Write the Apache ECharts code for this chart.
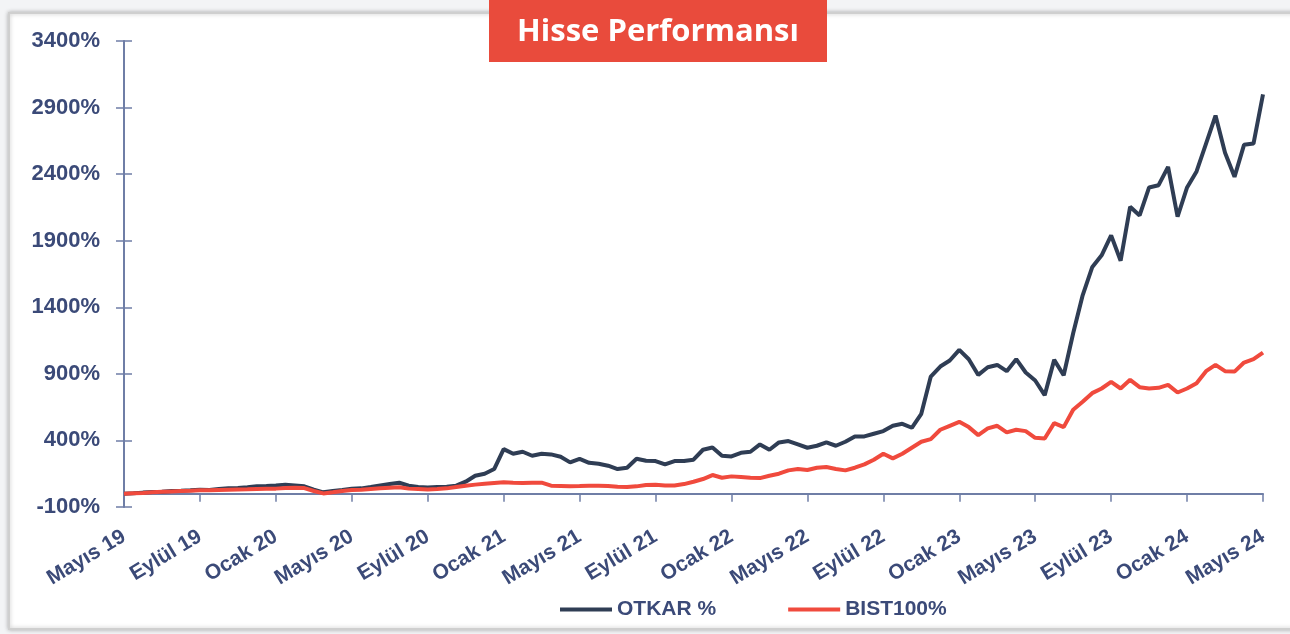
<!DOCTYPE html>
<html>
<head>
<meta charset="utf-8">
<script src="https://cdn.jsdelivr.net/npm/echarts@6/dist/echarts.min.js"></script>
<style>
  html, body { margin: 0; padding: 0; background: #f3f4f6; }
  #chart { width: 1290px; height: 634px; }
</style>
</head>
<body>
<div id="chart"></div>
<script>
// half-month steps from May 2019 to May 2024 (121 points)
const tickLabels = ['Mayıs 19', 'Eylül 19', 'Ocak 20', 'Mayıs 20', 'Eylül 20', 'Ocak 21', 'Mayıs 21', 'Eylül 21',
    'Ocak 22', 'Mayıs 22', 'Eylül 22', 'Ocak 23', 'Mayıs 23', 'Eylül 23', 'Ocak 24', 'Mayıs 24'];

// OTKAR % (return since start)
const otkar = [
    0, 3, 8, 12, 15, 20, 22, 25, 30, 28,
    35, 40, 42, 48, 55, 58, 62, 68, 62, 55,
    30, 10, 20, 28, 37, 40, 50, 62, 72, 82,
    60, 50, 47, 50, 52, 60, 90, 135, 150, 185,
    335, 300, 315, 285, 300, 295, 277, 235, 262, 232,
    225, 210, 185, 195, 262, 247, 245, 220, 245, 245,
    255, 330, 347, 285, 280, 307, 315, 370, 330, 385,
    395, 370, 345, 360, 385, 360, 390, 430, 430, 450,
    470, 510, 525, 495, 600, 880, 955, 1000, 1080, 1010,
    892, 950, 967, 920, 1010, 910, 850, 740, 1005, 890,
    1205, 1490, 1700, 1790, 1940, 1750, 2155, 2090, 2300, 2317,
    2455, 2080, 2300, 2420, 2630, 2840, 2560, 2380, 2620, 2630,
    3000
];

// BIST100 % (return since start)
const bist100 = [
    0, 3, 6, 10, 14, 17, 20, 22, 25, 25,
    28, 30, 32, 33, 35, 37, 38, 42, 45, 42,
    20, 2, 10, 20, 28, 30, 35, 40, 45, 48,
    38, 35, 32, 35, 40, 50, 60, 68, 75, 80,
    85, 82, 80, 82, 83, 60, 58, 55, 57, 60,
    60, 58, 52, 50, 55, 65, 67, 62, 62, 72,
    90, 110, 140, 120, 130, 125, 120, 117, 135, 150,
    175, 185, 178, 195, 200, 185, 175, 195, 220, 255,
    300, 265, 300, 345, 390, 410, 480, 510, 540, 500,
    440, 490, 510, 460, 480, 470, 420, 415, 530, 500,
    630, 690, 755, 790, 840, 790, 855, 800, 790, 795,
    817, 760, 790, 830, 920, 967, 920, 917, 985, 1010,
    1060
];

const steps = otkar.map((v, i) => i);

const chartDom = document.getElementById('chart');
const myChart = echarts.init(chartDom);

const labelColor = '#3b4a78';
const axisColor = '#6f7ea6';
const labelFont = '"Liberation Sans", Arial, sans-serif';

const option = {
    backgroundColor: '#f3f4f6',
    animation: false,
    graphic: [
        {
            type: 'rect',
            shape: { x: 9, y: 13, width: 1290, height: 616 },
            style: { fill: '#ffffff', stroke: '#cfcfcf', lineWidth: 2, shadowBlur: 4, shadowColor: 'rgba(0,0,0,0.25)' },
            z: -10
        },
        {
            type: 'rect',
            shape: { x: 489, y: 0, width: 338, height: 62 },
            style: { fill: '#e94b3c' },
            z: 10
        },
        {
            type: 'text',
            x: 658,
            y: 32,
            style: {
                text: 'Hisse Performansı',
                fill: '#ffffff',
                font: 'bold 31px "Open Sans", sans-serif',
                textAlign: 'center',
                textVerticalAlign: 'middle'
            },
            z: 11
        }
    ],
    legend: {
        bottom: 9,
        left: 555,
        icon: 'rect',
        itemWidth: 52,
        itemHeight: 4,
        itemGap: 72,
        textStyle: {
            color: labelColor,
            fontSize: 21,
            fontWeight: 'bold',
            fontFamily: labelFont
        },
        data: ['OTKAR %', 'BIST100%']
    },
    grid: {
        left: 124,
        right: 27,
        top: 41,
        bottom: 127
    },
    xAxis: [
        {
            type: 'category',
            data: steps,
            boundaryGap: false,
            axisLine: { onZero: true, lineStyle: { color: axisColor, width: 2 } },
            axisTick: { interval: 7, length: 8, lineStyle: { color: axisColor, width: 1.5 } },
            axisLabel: {
                interval: 7,
                rotate: 31,
                margin: 28,
                color: labelColor,
                fontSize: 21,
                fontWeight: 'bold',
                fontFamily: labelFont,
                formatter: (val, idx) => tickLabels[idx / 8]
            },
            splitLine: { show: false }
        },
        {
            type: 'category',
            data: steps,
            boundaryGap: false,
            axisLine: { show: false, onZero: true, onZeroAxisIndex: 1 },
            axisTick: { inside: true, interval: 7, length: 8, lineStyle: { color: axisColor, width: 1.5 } },
            axisLabel: { show: false },
            splitLine: { show: false }
        }
    ],
    yAxis: [
        {
            type: 'value',
            min: -100,
            max: 3400,
            interval: 500,
            axisLine: { show: true, lineStyle: { color: axisColor, width: 2 } },
            axisTick: { show: true, length: 8, lineStyle: { color: axisColor, width: 1.5 } },
            axisLabel: {
                margin: 24,
                color: labelColor,
                fontSize: 22,
                fontWeight: 'bold',
                fontFamily: labelFont,
                formatter: (val) => val + '%'
            },
            splitLine: { show: false }
        },
        {
            type: 'value',
            min: -100,
            max: 3400,
            interval: 500,
            position: 'left',
            axisLine: { show: false },
            axisTick: { show: true, inside: true, length: 8, lineStyle: { color: axisColor, width: 1.5 } },
            axisLabel: { show: false },
            splitLine: { show: false }
        }
    ],
    series: [
        {
            name: 'OTKAR %',
            type: 'line',
            data: otkar,
            showSymbol: false,
            symbol: 'none',
            lineStyle: { color: '#2f3d54', width: 4 },
            itemStyle: { color: '#2f3d54' },
            z: 3
        },
        {
            name: 'BIST100%',
            type: 'line',
            data: bist100,
            showSymbol: false,
            symbol: 'none',
            lineStyle: { color: '#f04a3d', width: 4 },
            itemStyle: { color: '#f04a3d' },
            z: 4
        }
    ]
};

myChart.setOption(option);

window.addEventListener('resize', () => {
    myChart.resize();
});
</script>
</body>
</html>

__TASK BRIEF__: Replicate the material above verbatim; images stay out of the copy.

__OUTPUT FOR THIS EXERCISE__:
Write the Apache ECharts code for this chart.
<!DOCTYPE html>
<html>
<head>
<meta charset="utf-8">
<script src="https://cdn.jsdelivr.net/npm/echarts@6/dist/echarts.min.js"></script>
<style>
  html, body { margin: 0; padding: 0; background: #f3f4f6; }
  #chart { width: 1290px; height: 634px; }
</style>
</head>
<body>
<div id="chart"></div>
<script>
// half-month steps from May 2019 to May 2024 (121 points)
const tickLabels = ['Mayıs 19', 'Eylül 19', 'Ocak 20', 'Mayıs 20', 'Eylül 20', 'Ocak 21', 'Mayıs 21', 'Eylül 21',
    'Ocak 22', 'Mayıs 22', 'Eylül 22', 'Ocak 23', 'Mayıs 23', 'Eylül 23', 'Ocak 24', 'Mayıs 24'];

// OTKAR % (return since start)
const otkar = [
    0, 3, 8, 12, 15, 20, 22, 25, 30, 28,
    35, 40, 42, 48, 55, 58, 62, 68, 62, 55,
    30, 10, 20, 28, 37, 40, 50, 62, 72, 82,
    60, 50, 47, 50, 52, 60, 90, 135, 150, 185,
    335, 300, 315, 285, 300, 295, 277, 235, 262, 232,
    225, 210, 185, 195, 262, 247, 245, 220, 245, 245,
    255, 330, 347, 285, 280, 307, 315, 370, 330, 385,
    395, 370, 345, 360, 385, 360, 390, 430, 430, 450,
    470, 510, 525, 495, 600, 880, 955, 1000, 1080, 1010,
    892, 950, 967, 920, 1010, 910, 850, 740, 1005, 890,
    1205, 1490, 1700, 1790, 1940, 1750, 2155, 2090, 2300, 2317,
    2455, 2080, 2300, 2420, 2630, 2840, 2560, 2380, 2620, 2630,
    3000
];

// BIST100 % (return since start)
const bist100 = [
    0, 3, 6, 10, 14, 17, 20, 22, 25, 25,
    28, 30, 32, 33, 35, 37, 38, 42, 45, 42,
    20, 2, 10, 20, 28, 30, 35, 40, 45, 48,
    38, 35, 32, 35, 40, 50, 60, 68, 75, 80,
    85, 82, 80, 82, 83, 60, 58, 55, 57, 60,
    60, 58, 52, 50, 55, 65, 67, 62, 62, 72,
    90, 110, 140, 120, 130, 125, 120, 117, 135, 150,
    175, 185, 178, 195, 200, 185, 175, 195, 220, 255,
    300, 265, 300, 345, 390, 410, 480, 510, 540, 500,
    440, 490, 510, 460, 480, 470, 420, 415, 530, 500,
    630, 690, 755, 790, 840, 790, 855, 800, 790, 795,
    817, 760, 790, 830, 920, 967, 920, 917, 985, 1010,
    1060
];

const steps = otkar.map((v, i) => i);

const chartDom = document.getElementById('chart');
const myChart = echarts.init(chartDom);

const labelColor = '#3b4a78';
const axisColor = '#6f7ea6';
const labelFont = '"Liberation Sans", Arial, sans-serif';

const option = {
    backgroundColor: '#f3f4f6',
    animation: false,
    graphic: [
        {
            type: 'rect',
            shape: { x: 9, y: 13, width: 1290, height: 616 },
            style: { fill: '#ffffff', stroke: '#cfcfcf', lineWidth: 2, shadowBlur: 4, shadowColor: 'rgba(0,0,0,0.25)' },
            z: -10
        },
        {
            type: 'rect',
            shape: { x: 489, y: 0, width: 338, height: 62 },
            style: { fill: '#e94b3c' },
            z: 10
        },
        {
            type: 'text',
            x: 658,
            y: 32,
            style: {
                text: 'Hisse Performansı',
                fill: '#ffffff',
                font: 'bold 31px "Open Sans", sans-serif',
                textAlign: 'center',
                textVerticalAlign: 'middle'
            },
            z: 11
        }
    ],
    legend: {
        bottom: 9,
        left: 555,
        icon: 'rect',
        itemWidth: 52,
        itemHeight: 4,
        itemGap: 72,
        textStyle: {
            color: labelColor,
            fontSize: 21,
            fontWeight: 'bold',
            fontFamily: labelFont
        },
        data: ['OTKAR %', 'BIST100%']
    },
    grid: {
        left: 124,
        right: 27,
        top: 41,
        bottom: 127
    },
    xAxis: [
        {
            type: 'category',
            data: steps,
            boundaryGap: false,
            axisLine: { onZero: true, lineStyle: { color: axisColor, width: 2 } },
            axisTick: { interval: 7, length: 8, lineStyle: { color: axisColor, width: 1.5 } },
            axisLabel: {
                interval: 7,
                rotate: 31,
                margin: 28,
                color: labelColor,
                fontSize: 21,
                fontWeight: 'bold',
                fontFamily: labelFont,
                formatter: (val, idx) => tickLabels[idx / 8]
            },
            splitLine: { show: false }
        },
        {
            type: 'category',
            data: steps,
            boundaryGap: false,
            axisLine: { show: false, onZero: true, onZeroAxisIndex: 1 },
            axisTick: { inside: true, interval: 7, length: 8, lineStyle: { color: axisColor, width: 1.5 } },
            axisLabel: { show: false },
            splitLine: { show: false }
        }
    ],
    yAxis: [
        {
            type: 'value',
            min: -100,
            max: 3400,
            interval: 500,
            axisLine: { show: true, lineStyle: { color: axisColor, width: 2 } },
            axisTick: { show: true, length: 8, lineStyle: { color: axisColor, width: 1.5 } },
            axisLabel: {
                margin: 24,
                color: labelColor,
                fontSize: 22,
                fontWeight: 'bold',
                fontFamily: labelFont,
                formatter: (val) => val + '%'
            },
            splitLine: { show: false }
        },
        {
            type: 'value',
            min: -100,
            max: 3400,
            interval: 500,
            position: 'left',
            axisLine: { show: false },
            axisTick: { show: true, inside: true, length: 8, lineStyle: { color: axisColor, width: 1.5 } },
            axisLabel: { show: false },
            splitLine: { show: false }
        }
    ],
    series: [
        {
            name: 'OTKAR %',
            type: 'line',
            data: otkar,
            showSymbol: false,
            symbol: 'none',
            lineStyle: { color: '#2f3d54', width: 4 },
            itemStyle: { color: '#2f3d54' },
            z: 3
        },
        {
            name: 'BIST100%',
            type: 'line',
            data: bist100,
            showSymbol: false,
            symbol: 'none',
            lineStyle: { color: '#f04a3d', width: 4 },
            itemStyle: { color: '#f04a3d' },
            z: 4
        }
    ]
};

myChart.setOption(option);

window.addEventListener('resize', () => {
    myChart.resize();
});
</script>
</body>
</html>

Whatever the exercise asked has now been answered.